Wednesday 3 March 2021

Special Guest Blogger: Saint Paul

The next time you are in a museum looking at some ancient statues, take out your penis. If you don't have one, find a man, preferably a Jewish one and ask him to show you his. Now compare it to the statue. Notice anything missing?
Christianity was growing popular and i could see which way things were going so changed sides but as Christianity was spinning off from Judaism, a common question amongst the new guys was just how close they had to steer to the Jewish ceremonies and one in-particular which involved a very sharp knife and a prayer that the guy had a steady hand.  

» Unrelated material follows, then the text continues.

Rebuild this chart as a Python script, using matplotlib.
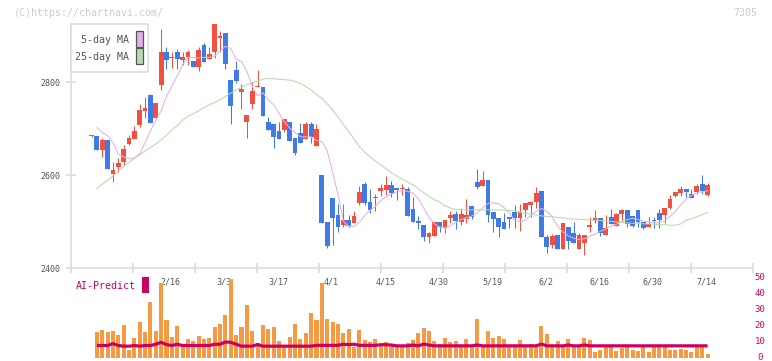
import matplotlib
matplotlib.use("Agg")
import matplotlib.pyplot as plt
import matplotlib.transforms as mtransforms
from matplotlib.patches import Rectangle

# daily candles, oldest first
opens = [2683, 2684, 2654, 2675, 2602, 2618, 2629, 2667, 2677, 2708,
         2738, 2771, 2723, 2794, 2865, 2851, 2865, 2847, 2853, 2845,
         2833, 2880, 2849, 2864, 2894, 2905, 2804, 2826, 2779, 2713,
         2753, 2789, 2790, 2713, 2710, 2695, 2697, 2713, 2679, 2690,
         2677, 2710, 2663, 2600, 2498, 2550, 2514, 2492, 2503, 2497,
         2539, 2581, 2543, 2550, 2566, 2568, 2578, 2573, 2569, 2570,
         2527, 2502, 2492, 2467, 2469, 2498, 2487, 2508, 2516, 2500,
         2505, 2533, 2586, 2576, 2589, 2521, 2508, 2498, 2510, 2521,
         2508, 2525, 2535, 2543, 2566, 2467, 2449, 2471, 2441, 2489,
         2476, 2441, 2454, 2489, 2501, 2507, 2471, 2509, 2490, 2516,
         2525, 2512, 2525, 2500, 2489, 2503, 2518, 2514, 2528, 2555,
         2561, 2570, 2559, 2564, 2581, 2557]
highs = [2685, 2684, 2680, 2675, 2629, 2637, 2665, 2686, 2705, 2753,
         2768, 2775, 2755, 2914, 2875, 2865, 2872, 2865, 2869, 2845,
         2876, 2884, 2875, 2925, 2910, 2905, 2804, 2845, 2796, 2729,
         2799, 2826, 2790, 2724, 2710, 2713, 2720, 2713, 2679, 2711,
         2713, 2713, 2710, 2600, 2498, 2550, 2538, 2538, 2514, 2523,
         2576, 2585, 2570, 2559, 2581, 2598, 2588, 2573, 2581, 2574,
         2553, 2512, 2492, 2478, 2498, 2498, 2503, 2523, 2523, 2530,
         2548, 2533, 2613, 2609, 2589, 2521, 2508, 2518, 2510, 2535,
         2538, 2539, 2543, 2575, 2566, 2471, 2474, 2471, 2497, 2489,
         2500, 2476, 2471, 2509, 2525, 2507, 2514, 2526, 2519, 2527,
         2525, 2512, 2525, 2500, 2509, 2509, 2526, 2528, 2557, 2563,
         2576, 2570, 2570, 2581, 2600, 2582]
lows = [2682, 2654, 2639, 2613, 2586, 2607, 2622, 2665, 2677, 2704,
        2723, 2712, 2723, 2783, 2829, 2830, 2829, 2837, 2837, 2833,
        2824, 2844, 2849, 2852, 2864, 2829, 2709, 2797, 2743, 2679,
        2742, 2789, 2727, 2697, 2659, 2677, 2693, 2673, 2643, 2668,
        2677, 2668, 2663, 2497, 2443, 2449, 2478, 2489, 2489, 2497,
        2535, 2535, 2519, 2523, 2555, 2557, 2553, 2546, 2557, 2512,
        2498, 2484, 2457, 2453, 2469, 2477, 2475, 2497, 2484, 2492,
        2497, 2505, 2570, 2576, 2500, 2478, 2467, 2484, 2486, 2486,
        2480, 2510, 2510, 2529, 2467, 2432, 2442, 2441, 2441, 2441,
        2454, 2441, 2428, 2478, 2497, 2469, 2471, 2495, 2490, 2502,
        2489, 2489, 2489, 2484, 2489, 2485, 2485, 2496, 2526, 2553,
        2555, 2553, 2550, 2559, 2559, 2555]
closes = [2684, 2654, 2675, 2613, 2611, 2626, 2656, 2680, 2695, 2740,
          2745, 2712, 2755, 2865, 2847, 2854, 2849, 2854, 2864, 2833,
          2869, 2844, 2860, 2925, 2899, 2838, 2749, 2803, 2785, 2729,
          2781, 2791, 2727, 2697, 2682, 2677, 2720, 2673, 2648, 2668,
          2710, 2682, 2699, 2497, 2448, 2507, 2489, 2503, 2491, 2512,
          2563, 2539, 2525, 2553, 2571, 2578, 2561, 2568, 2571, 2512,
          2498, 2496, 2467, 2475, 2498, 2488, 2503, 2514, 2502, 2516,
          2514, 2510, 2575, 2589, 2514, 2505, 2489, 2484, 2505, 2508,
          2521, 2539, 2543, 2562, 2467, 2446, 2469, 2441, 2497, 2458,
          2454, 2471, 2471, 2492, 2507, 2475, 2485, 2495, 2516, 2525,
          2495, 2490, 2500, 2485, 2494, 2501, 2503, 2528, 2548, 2563,
          2570, 2564, 2551, 2576, 2566, 2578]

# moving averages (from the 2nd candle on)
ma5 = [2702, 2691, 2685, 2670, 2645, 2639, 2636, 2636, 2646, 2669,
       2695, 2717, 2738, 2769, 2791, 2813, 2837, 2853, 2853, 2852,
       2853, 2853, 2856, 2866, 2877, 2872, 2849, 2844, 2823, 2791,
       2770, 2777, 2761, 2751, 2733, 2715, 2701, 2691, 2682, 2682,
       2682, 2674, 2672, 2652, 2606, 2559, 2501, 2490, 2489, 2498,
       2513, 2524, 2533, 2545, 2553, 2559, 2563, 2566, 2565, 2561,
       2549, 2529, 2509, 2495, 2488, 2486, 2491, 2498, 2504, 2508,
       2512, 2518, 2529, 2539, 2540, 2538, 2530, 2518, 2502, 2500,
       2503, 2513, 2522, 2528, 2522, 2510, 2490, 2477, 2469, 2464,
       2461, 2463, 2468, 2473, 2479, 2484, 2490, 2494, 2500, 2504,
       2507, 2504, 2501, 2499, 2496, 2498, 2502, 2511, 2522, 2536,
       2548, 2556, 2562, 2564, 2566]
ma25 = [2571, 2580, 2589, 2598, 2608, 2618, 2627, 2636, 2643, 2652,
        2659, 2667, 2675, 2686, 2697, 2706, 2718, 2726, 2732, 2738,
        2745, 2751, 2756, 2762, 2769, 2776, 2783, 2788, 2794, 2798,
        2802, 2806, 2808, 2807, 2806, 2805, 2804, 2801, 2797, 2790,
        2783, 2773, 2765, 2753, 2740, 2725, 2709, 2694, 2677, 2661,
        2649, 2639, 2630, 2622, 2613, 2605, 2598, 2591, 2585, 2579,
        2571, 2562, 2554, 2547, 2542, 2534, 2529, 2526, 2525, 2525,
        2525, 2525, 2525, 2525, 2525, 2525, 2524, 2524, 2523, 2520,
        2518, 2516, 2514, 2512, 2511, 2510, 2509, 2508, 2506, 2505,
        2505, 2504, 2503, 2503, 2502, 2501, 2500, 2499, 2498, 2497,
        2496, 2496, 2495, 2495, 2494, 2493, 2493, 2492, 2492, 2495,
        2503, 2506, 2510, 2515, 2519]

# lower panel (0-50 scale), from the 2nd candle on
volume = [16.5, 17.5, 16.5, 16.9, 14.4, 20.6, 5.0, 12.7, 22.7, 16.5,
          35.2, 17.1, 47.1, 23.8, 13.3, 20.2, 8.1, 11.9, 10.8, 14.0,
          11.9, 12.7, 19.6, 21.5, 26.9, 49.4, 14.4, 19.6, 33.1, 17.1,
          9.2, 20.6, 18.1, 19.6, 10.8, 7.5, 13.3, 21.5, 11.9, 15.8,
          28.3, 23.8, 47.1, 24.4, 22.7, 21.5, 15.8, 18.1, 7.1, 17.5,
          11.3, 10.2, 11.9, 8.1, 10.2, 8.1, 6.7, 6.7, 9.6, 11.3,
          15.8, 19.0, 17.1, 10.8, 8.8, 12.7, 10.2, 10.8, 7.5, 11.9,
          6.7, 24.4, 7.5, 16.9, 12.7, 13.8, 11.9, 6.7, 6.7, 11.3,
          7.5, 8.8, 7.5, 20.0, 15.0, 6.7, 10.6, 6.7, 11.9, 6.7,
          7.5, 12.7, 11.3, 4.0, 5.0, 6.7, 6.7, 4.6, 6.0, 6.7,
          5.0, 4.6, 6.7, 4.0, 6.7, 6.7, 6.7, 5.0, 5.0, 5.6,
          5.0, 3.5, 6.7, 6.7, 2.5]
ai_predict = [7.8, 7.8, 7.8, 9.0, 7.8, 7.4, 7.4, 7.8, 7.4, 7.8,
              7.8, 8.6, 9.8, 8.4, 7.8, 8.6, 7.8, 7.8, 7.8, 7.8,
              7.8, 7.8, 8.6, 8.6, 10.0, 9.8, 8.6, 7.4, 7.4, 7.4,
              8.4, 7.4, 7.4, 7.4, 7.4, 7.4, 7.4, 7.4, 7.4, 7.4,
              7.4, 7.9, 7.9, 7.9, 7.9, 7.9, 8.6, 8.4, 8.6, 7.9,
              7.9, 7.9, 7.9, 8.3, 8.3, 8.1, 7.6, 7.6, 7.6, 8.1,
              7.6, 8.7, 8.1, 7.6, 7.6, 7.6, 7.6, 7.6, 7.6, 7.6,
              7.6, 8.1, 7.6, 7.6, 7.6, 7.6, 7.6, 7.6, 7.6, 7.6,
              7.6, 7.6, 7.6, 8.7, 7.6, 7.6, 7.6, 7.6, 8.1, 7.6,
              7.6, 8.1, 7.6, 7.6, 7.6, 7.6, 7.6, 7.6, 7.6, 7.6,
              7.6, 7.6, 7.6, 7.6, 7.6, 7.6, 7.6, 7.6, 7.6, 7.6,
              7.6, 7.6, 7.6, 7.6, 7.6]

date_labels = ["2/16", "3/3", "3/17", "4/1", "4/15", "4/30",
               "5/19", "6/2", "6/16", "6/30", "7/14"]
date_candle = [15, 25, 35, 45, 55, 65, 75, 85, 95, 105, 115]

UP = "#f2503f"
DOWN = "#3f7ae6"
PINK = "#e6b0e6"
GREEN = "#b4dbab"
ORANGE = "#f39a42"
CRIMSON = "#cc0062"
GRID = "#dddddd"
TEXT = "#555555"
MONO = "DejaVu Sans Mono"

W, H = 772, 361


def fx(px):
    return px / W


def fy(py):
    return 1 - py / H


# pixel layout of the original
first_px, step_px = 91.5, 5.357
left_px, right_px = 70.5, 752.5
xlo = (left_px - first_px) / step_px
xhi = (right_px - first_px) / step_px
px_per_yen = 93 / 200

fig = plt.figure(figsize=(W / 100, H / 100), dpi=100)

ax = fig.add_axes([fx(left_px), fy(268), fx(right_px) - fx(left_px), fy(10) - fy(268)])
ax.set_xlim(xlo, xhi)
ax.set_ylim(2400, 2400 + (268 - 10) / px_per_yen)

idx = list(range(len(opens)))
for i, o, h, l, c in zip(idx, opens, highs, lows, closes):
    col = UP if c >= o else DOWN
    ax.vlines(i, l, h, color=col, lw=0.75, zorder=2)
    ax.bar(i, max(abs(c - o), 2.2), bottom=min(o, c), width=0.9, color=col, zorder=2)

ax.plot(idx[1:], ma5, color=PINK, lw=0.75, zorder=3)
ax.plot(idx[1:], ma25, color=GREEN, lw=0.75, zorder=3)

for side in ["top", "right"]:
    ax.spines[side].set_visible(False)
for side in ["left", "bottom"]:
    ax.spines[side].set_color(GRID)
    ax.spines[side].set_linewidth(1.2)
ax.spines["left"].set_bounds(2400, 2400 + (268 - 24) / px_per_yen)

ax.set_yticks([2400, 2600, 2800])
ax.set_yticklabels(["2400", "2600", "2800"], family=MONO)
ax.set_xticks([(left_px + 62 * k - first_px) / step_px for k in range(12)])
ax.set_xticklabels([])
ax.tick_params(axis="both", direction="inout", length=6.5, width=1.2, color=GRID,
               labelsize=6, labelcolor=TEXT, pad=4)

# lower panel
vax = fig.add_axes([fx(left_px), fy(358), fx(right_px) - fx(left_px), fy(278) - fy(358)])
vax.set_xlim(xlo, xhi)
vax.set_ylim(0, 50)
vax.axis("off")
vax.bar(idx[1:], volume, width=0.75, color=ORANGE, zorder=2)
vax.plot(idx[1:], ai_predict, color=CRIMSON, lw=2.3, zorder=3, solid_capstyle="butt")

for lab, pos in zip(date_labels, date_candle):
    vax.text(pos - 0.2, (358 - 282) / 1.6, lab, ha="center", va="center",
             family=MONO, fontsize=6, color=TEXT, zorder=1)

right_tr = mtransforms.blended_transform_factory(fig.transFigure, vax.transData)
for v in range(0, 51, 10):
    vax.text(fx(760), v, str(v), transform=right_tr, ha="center", va="center",
             family=MONO, fontsize=6.5, color=CRIMSON, clip_on=False)

# header
fig.text(fx(14), fy(12.5), "(C)https://chartnavi.com/", ha="left", va="center",
         family=MONO, fontsize=7.2, color="#cccccc")
fig.text(fx(757), fy(12.5), "7305", ha="right", va="center",
         family=MONO, fontsize=7.2, color="#cccccc")

# legend box
fig.add_artist(Rectangle((fx(70.7), fy(71.7)), fx(77.6), 47.4 / H, transform=fig.transFigure,
                         facecolor="white", edgecolor=GRID, lw=1.2, zorder=5))
for label, col, ty, sy in [("5-day MA", PINK, 40, 31), ("25-day MA", GREEN, 56.5, 48.3)]:
    fig.text(fx(129.3), fy(ty), label, ha="right", va="center", family=MONO,
             fontsize=7.2, color=TEXT, zorder=6)
    fig.add_artist(Rectangle((fx(136), fy(sy + 15.5)), fx(6.7), 15.5 / H,
                             transform=fig.transFigure, facecolor=col,
                             edgecolor="#555555", lw=0.9, zorder=6))

fig.text(fx(75.7), fy(286), "AI-Predict", ha="left", va="center", family=MONO,
         fontsize=7.2, color=CRIMSON)
fig.add_artist(Rectangle((fx(142), fy(292.7)), fx(7), 15.4 / H, transform=fig.transFigure,
                         facecolor=CRIMSON, edgecolor="none"))

fig.savefig("out.png", dpi=100)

Knowing that the promise of wafers and a drop of wine every Sunday wasn't going to be enough of a draw if it meant dropping your pants and holding your breath, i declared foreskins were safe under Catholicism and for good measure threw in that women must never hold authority over a man and she must be quiet. Unsurprisingly both went down well with 50% of the crowd but the Bible was never particularly clear on the whole circumcision thing, somehow managing to both imply support of the Judean way of circumcision as a part of every Hebrew man's duty to maintain the covenant with God and oppose physical circumcision.
It was nice of the Christians to accept me actually, considering that i was previously persecuting them and was actually traveling on the road from Jerusalem to Damascus on a mission to arrest them when Jesus appeared to me in a bright light that blinded me for three days and when i regained my eyesight, i decided Jesus was the man and all the rest sucked.
My story doesn't have a very happy ending, i went to Rome and the Jews didn't like what i had been saying about Moses sucking so they attacked me and the Romans arrested me.
Opinion was divided on the subject of executing me. I said no but everyone else thought yes and Emperor Nero was not as forgiving or reasonable as his fiery public speeches and penchant for murder led us to believe and he had me beheaded.   
So remember that God loves you so much that his only son died on the cross so you don't have to have bits of your old chap sliced off.